Makhi Μάχη
- Type: Daily newspaper
- Format: broadsheet
- Founded: 1960
- Political alignment: Greek nationalism Right-wing populism Conservatism
- Headquarters: Nicosia, Cyprus

= Makhi =

Newspaper

Makhi (Μάχη, meaning "Battle" or "Struggle") is a Greek-language Cypriot daily newspaper with close affiliation to radical right-wing and nationalist ideas. It was founded in 1960 by journalist and former EOKA gunman Nikos Sampson, as the voice of his "Progressive Front", a nationalist party.

Historically it has expressed the Enosis view, urging for a complete union to motherland Greece and with a strong anti-colonialist, anti-marxist and anti-Turkish orientation. During the Grivas-Makarios controversy, which dominated the Cypriot politics in the early 1970s, the newspaper fully supported Georgios Grivas and EOKA-B against Archbishop Makarios III, who held the presidency and was seen by Greek military junta of 1967-1974 as a pro-communist.

The events of 1974, which culminated in the Turkish invasion of Cyprus isolated Sampson's followers and the newspaper lost nearly all the political influence it had once gathered.

In the late 1990s the paper has moderated its views, and supported Glafkos Clerides and the Democratic Rally party.

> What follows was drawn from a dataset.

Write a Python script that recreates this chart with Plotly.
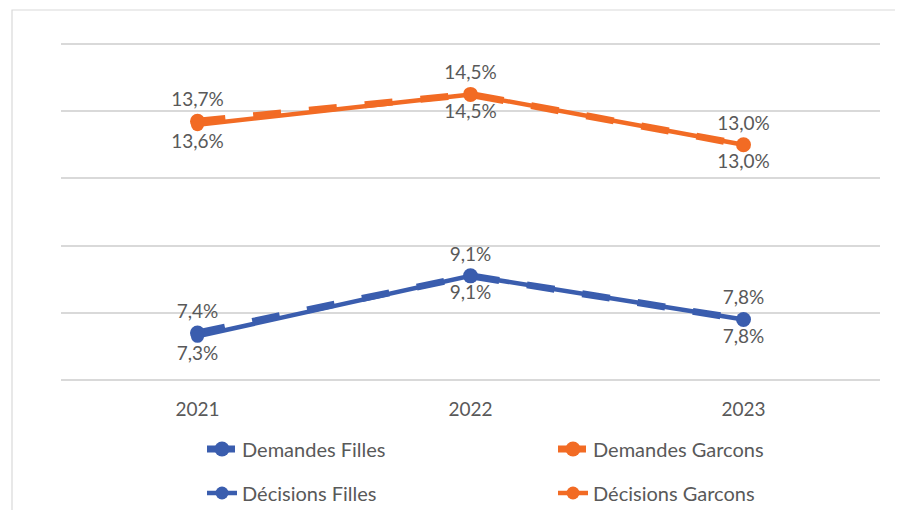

It is now owned by Sotiris Sampson, son of Nikos Sampson, who is a member of the Cyprus parliament.

Without abandoning its nationalist view, the paper nowadays reflects the views of Democratic Rally (DISY) dissidents who were opposed to the Annan Plan, against party consensus.

It also staunchly opposes the entrance of Turkey to the European Union, and supports the full withdrawal of the Turkish armed forces from the occupied Cypriot territory, either through diplomacy or though military action.